My alarm tinkles away next to me, 5.30am on a normal Wednesday morning. I peel my eyes open, exhausted even though I have slept solidly since 6.30pm.
My limbs feel leaded, heavy, soggy like I have been swimming in the ocean with clothes on for hours, lost, adrift and sinking.
My mind is foggy, hung over without drinking, is this what being 30 is meant to feel like? Unfair.
I drag my sullen mind & body out of bed. Heart racing as I check my mental to-do list, what the hell was I meant to be doing today? Why is my short term memory 10 minutes behind, wandering around meaninglessly, window shopping & dilly dallying with complete abandon.
My gut feels hard & full, hurts to touch, I think about the last time I went to the toilet... you know, number two.... I can't even remember. This isn't good.
I peer into the bathroom mirror, my hair looks fine & limp, I sigh deeply, it makes me feel even more depressed.
I cannot shake these blues, a tear slips down my cheek. This mood is like a nagging dark cloud that lingers, floats and bobs above me.
I put on tights & a tee, oh activewear how I love & hate you. I wish I felt as healthy as my active wear suggests I am.
I sip my instant coffee, watch as the milk makes swirling patterns across the top. Imagine the combination curdling in my stomach. Take unenthusiastic nibbles of my porridge & talk myself into being energised.
I pull up in my car at the park, calm & ready to take my exercise class. As soon as I start to move I feel awake & alive. I wonder what I was ever worried about & the feelings of heaviness get subconsciously pushed down. My work out group look at me smiling, expectantly. I pull out my chalk board of fitness activities & they gasp with anticipation of sweat & success. We laugh, stretch, play games & become warm & sweaty. We celebrate the completion of our exercise routine with satisfied sighs, staring up into the blue sky, grateful for each other & our bodies.
As we walk to our post-exercise coffee date I feel my gut grip, agonising, draining pain sears through me. I pretend to be okay. I am not.
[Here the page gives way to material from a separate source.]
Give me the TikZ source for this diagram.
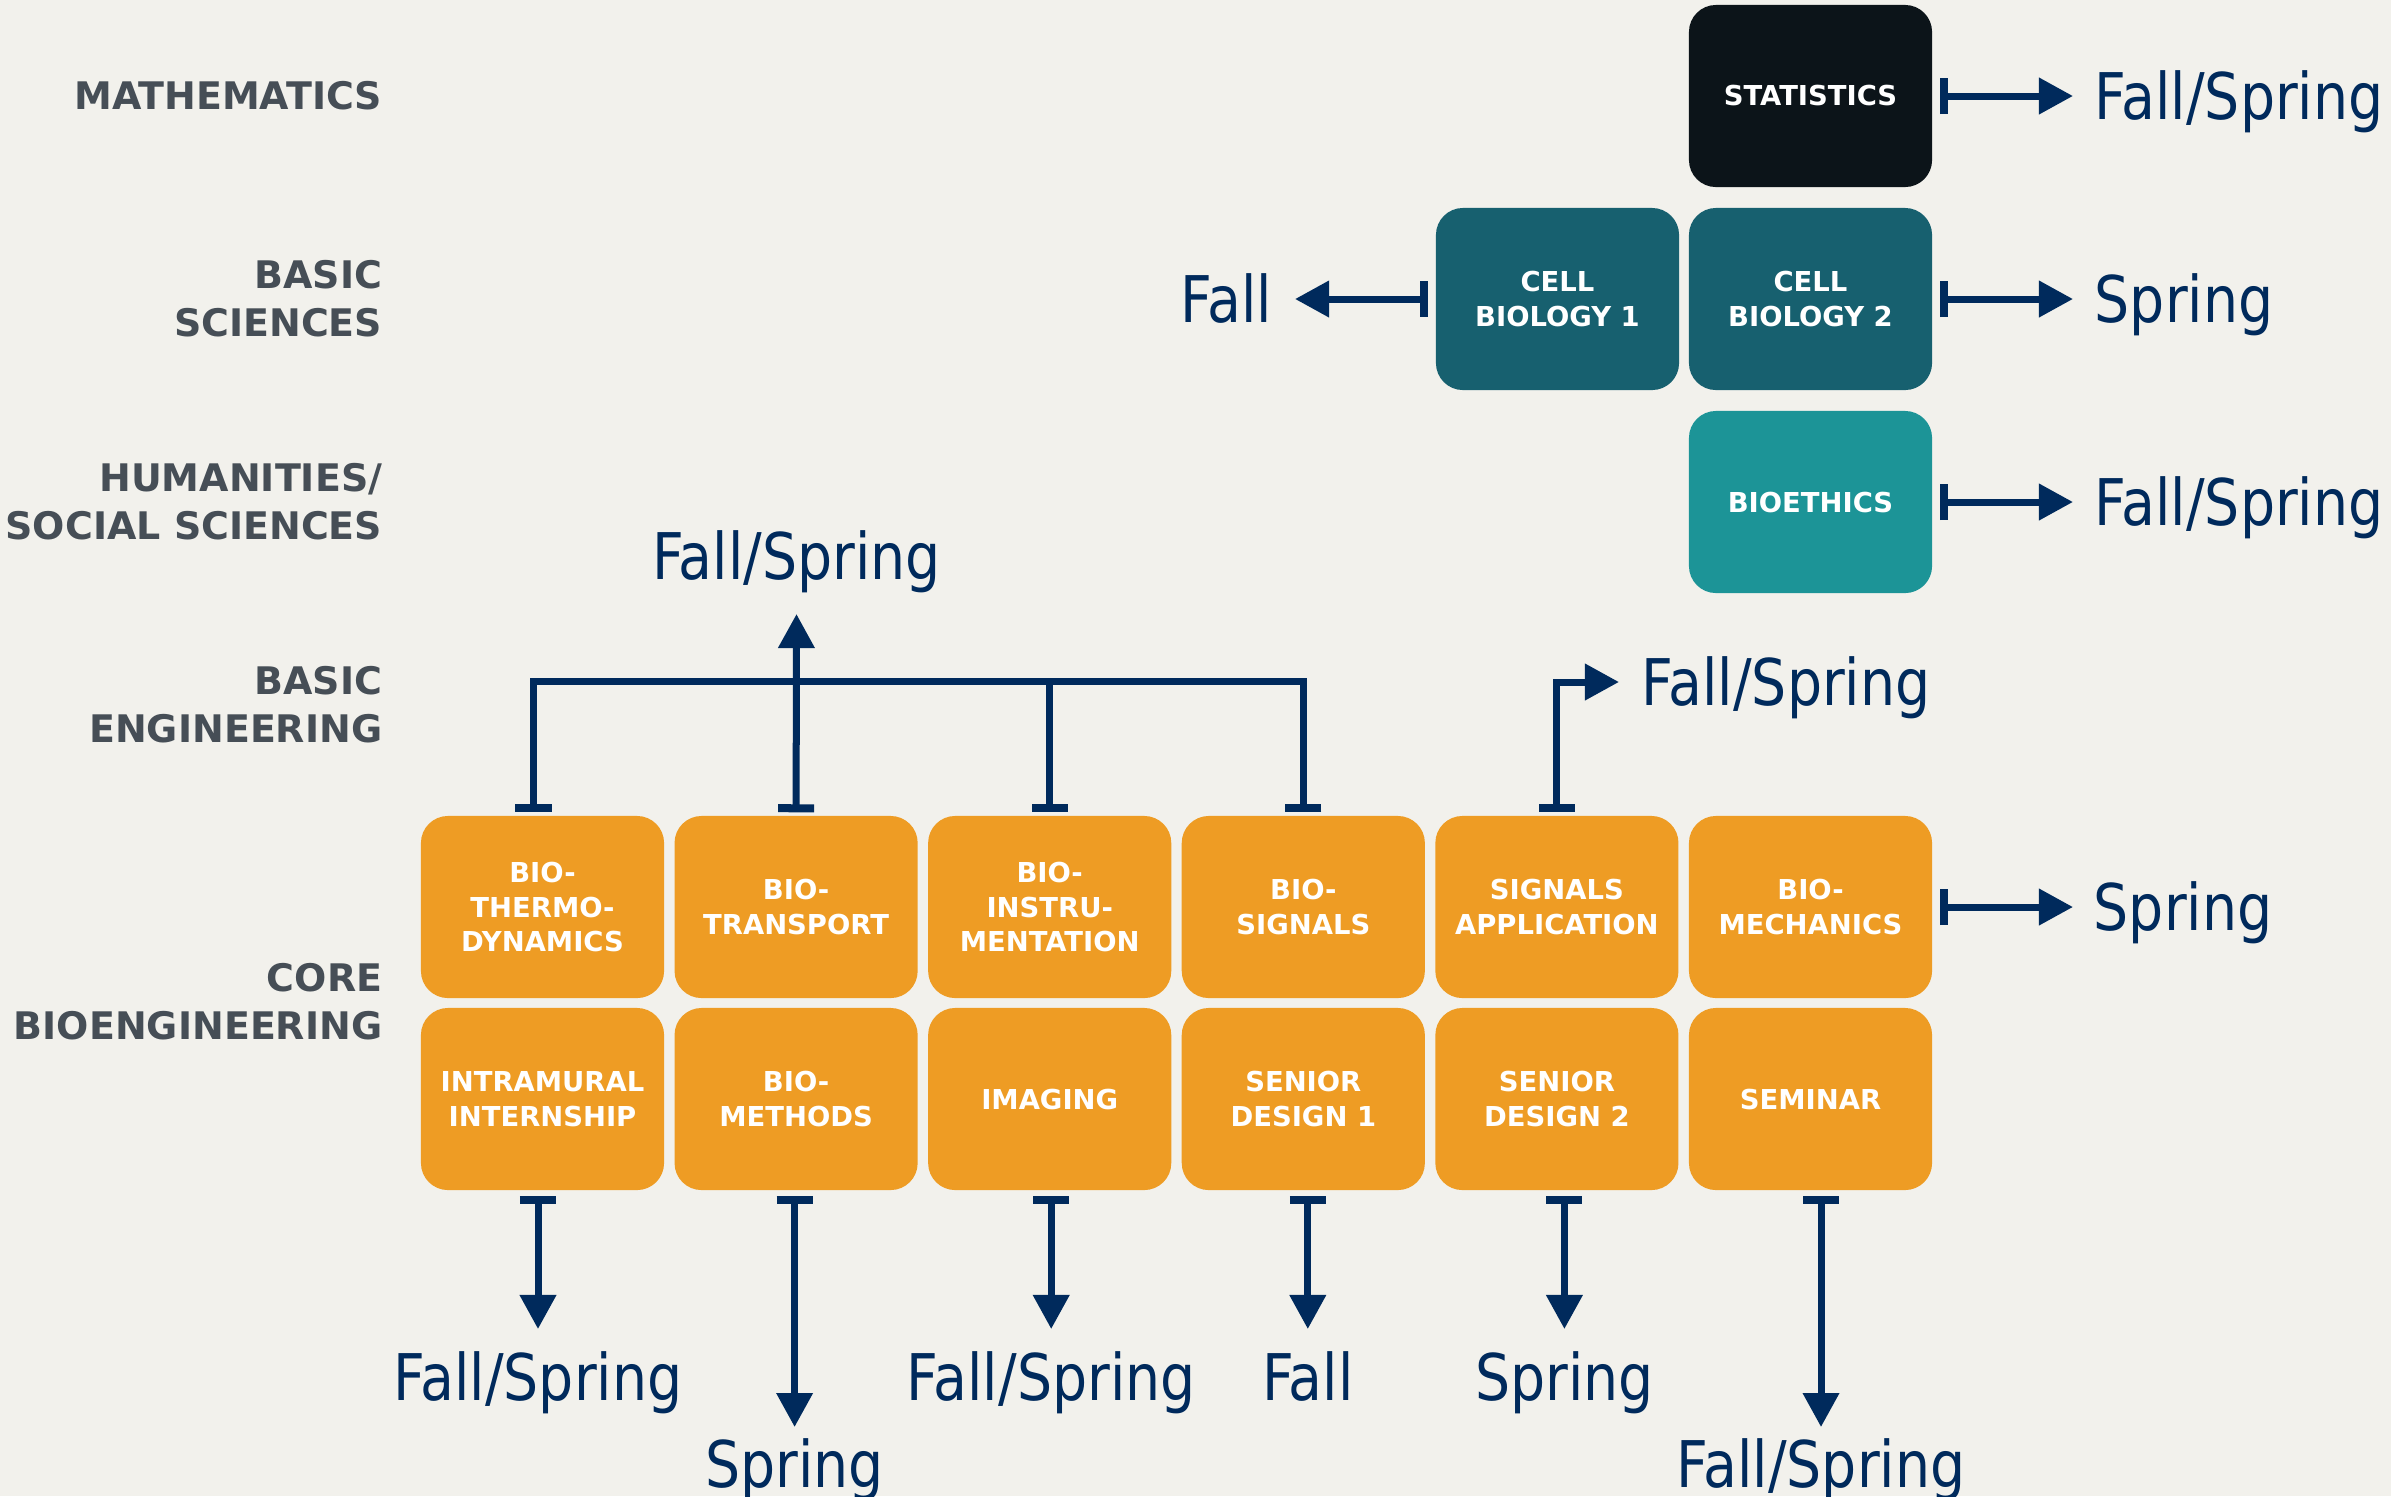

I do this day in, day out. Until the tiredness & darkness takes over & robs me from the happiness that physical movement provides.
I feel it in my body, an underlying reason, I know my body well enough. My stubborn, relentless strength gives away to needed selfcare. I go through the blood tests & checks. A family history of thyroid dysfunction proves my instincts right & shows up as Grave’s Disease.
An autoimmune disease that has been lingering since my first blood tests at 18 years old which showed abnormally high cholesterol levels. My body is creating antibodies that actively attack the thyroid gland which is responsible for regulation of metabolism, heat, repair & bodily functions.
It. all. makes. sense.
Sleep. Depression. Hair loss. Energy. Digestion. Elimination.
In this moment of awareness I am handed a gift... sure it's like something you would like to re-gift or return, but none the less a gift that forced my hand.
I researched like you would not believe, I didn't want my own body to destroy its own cells.
I gave up dairy. I stop consuming meat (here is some context... I was a fitness model competitor I once ate purely meat & broccoli for months on end for competition preparation & although I became a vegetarian happily throughout my career, I returned to carnivorism for the sake of the painful convenience & social acceptance, it has taken so much for me to accept & ask for forgiveness for the harm I caused innocent gentle farm animals).
I search & follow pages on Facebook about animal cruelty & veganism. My eyes were opened painfully wide. I search for ways to shape my health on my own terms. I went to workshops & asked for advice. I learnt from alternative health practitioners.
I then applied the knowledge, every. damn.day.
It took time. Sorry to burst the bubble, but it took time, 6 months minimum. To accept the prognosis. To wean off a 'normal' exploitation based 'meat & dairy' diet. To experiment with meatless recipes. To allow myself to become the earth loving & animal kindness human I am at heart. To rebuild my health. To feel naturally energetic without coffee. To go to the toilet (yes, number two's) every day. To drink coffee black for the pleasure of it. To feel my positive, healthy, happy self without the cloud of fog & darkness over me.
Curious to know the positive side effects of changing to Veganism to manage chronic health?
Complete reversal of bloating, body fat & belly pain.
Stronger physically & clearer mentally simply by eating plant based & surrendering to gentle physical activity.
I appreciate my body & it's continuous adaptive ability to change, I can only imagine what would happen in a healthy body, if it followed a similar harm free take on nutrition & exercise.
If you are lucky enough to have a healthy body then I encourage you to honor the s#!t out of it & explore your inner vegan yoga practicing self.
All I can say is keep curious, keep questioning, don't suffer in silence & take the steps to start now, not tomorrow.... go on, start!